With three articles of impeachment already approved, the committee spent much of its rare Saturday session arguing about the meaning of impeachment.

Hyde and other Republicans stressed that a vote for impeachment is merely a vote to send the charges to the Senate for trial. It was not a vote to remove the president from office, they said.

"The House accuses, and the Senate judges," Hyde said.

Democrats charged that Republicans were intentionally playing down the magnitude of an impeachment vote to ease the minds of moderate Republicans weighing their decisions.

Instead, they emphasized the language that concludes each article approved by the committee: "William Jefferson Clinton, by such conduct, warrants impeachment and trial, and removal from office."

"This does, sometimes to some people, begin to take on the appearance of a coup. It's staggering. It's frightening," Democrat John Conyers Jr. of Michigan declared, infuriating Republicans.

But only when pushed did a handful of committee members agree that their aim was to end the Clinton presidency.

"We cannot expect to restore the office of the presidency by leaving a perjurious president in office," Republican Steve Buyer of Indiana said bluntly.

Said Rep. Bill McCollum, one of the committee's steadiest impeachment advocates: "If we can get him convicted and removed from office, then, by golly, we should do it.

"At the very least, he deserves impeachment, impeachment that will go down in history as saying, this was a president that was impeached for these awful offenses."

Four articles of impeachment

Article 1: Approved 21-16. Alleges President Clinton "willfully provided perjurious, false and misleading testimony" before independent counsel Kenneth W. Starr's grand jury on Aug. 17.

Article II: Approved 20-17. Alleges Clinton "willfully provided perjurious, false and misleading testimony" in sworn, written answers on Dec. 23, 1997, and during his videotaped testimony on Jan. 17, 1998, in the sexual misconduct lawsuit filed by Paula Corbin Jones.
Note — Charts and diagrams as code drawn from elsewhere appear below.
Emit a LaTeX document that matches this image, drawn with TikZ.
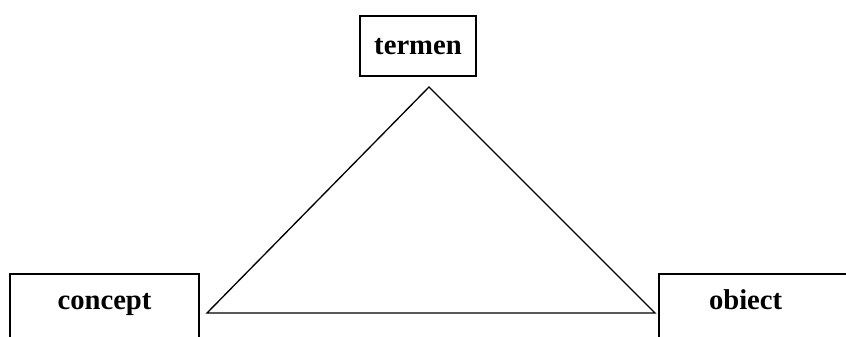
\documentclass[tikz,border=0pt]{standalone}
\usepackage{fontspec}
\setmainfont{Liberation Serif}
\usepackage{tikz}

\begin{document}
\begin{tikzpicture}[x=0.75pt,y=-0.75pt,line cap=round,
    termbox/.style={draw,line width=1.5pt,inner ysep=0pt,
      font=\bfseries\fontsize{21.5}{24}\selectfont},
    side/.style={line width=1pt,line join=miter}]
  % ---------------- frame: the lower boxes run past the edge ----------------
  \clip (0,0) rectangle (846,336);

  % ---------------- the three terms ----------------
  \node[termbox,anchor=north,inner xsep=0pt,minimum width=87pt,
        text height=28.5pt,text depth=16.5pt] (termen) at (418,15) {termen};
  \node[termbox,anchor=north,inner xsep=0pt,minimum width=141.75pt,
        text height=26.25pt,text depth=37.5pt] (concept) at (104.5,273) {concept};
  \node[termbox,anchor=north west,inner xsep=37.5pt,text width=150pt,align=left,
        text height=26.25pt,text depth=37.5pt] (obiect) at (658,273) {obiect};

  % ---------------- semiotic triangle ----------------
  \coordinate (top)   at (429,87);
  \coordinate (left)  at (207,313);
  \coordinate (right) at (655,313);
  \draw[side] (top) -- (left) -- (right) -- cycle;
\end{tikzpicture}
\end{document}
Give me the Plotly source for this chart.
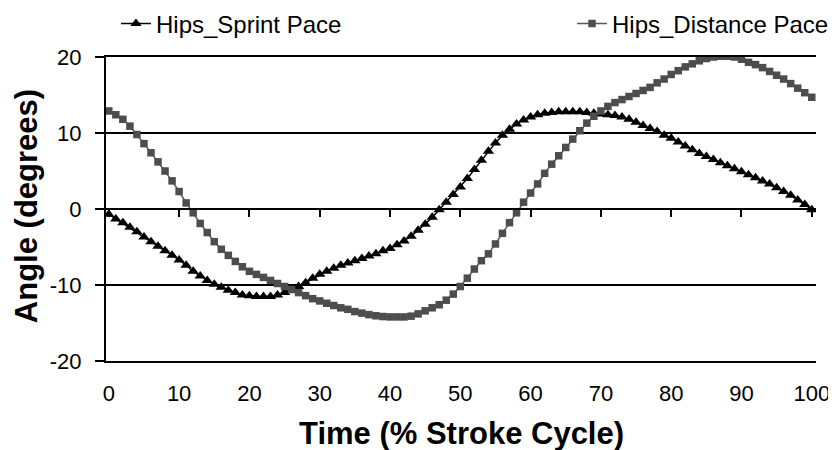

Article III: Approved 21-16. Alleges Clinton "prevented, obstructed and impeded the administration of justice and has to that end engaged personally, and through his subordinates and agents, in a course of conduct or scheme designed to delay, impede, cover up and conceal the existence of evidence and testimony" related to the Jones case. The article lists seven alleged acts of obstruction of justice.

Article IV: Approved 21-16. Alleges that Clinton "engaged in conduct that resulted in misuse and abuse of his high office." It says he "willfully made perjurious, false and misleading sworn statements" in his written responses to some of the 81 questions posed by the Judiciary Committee.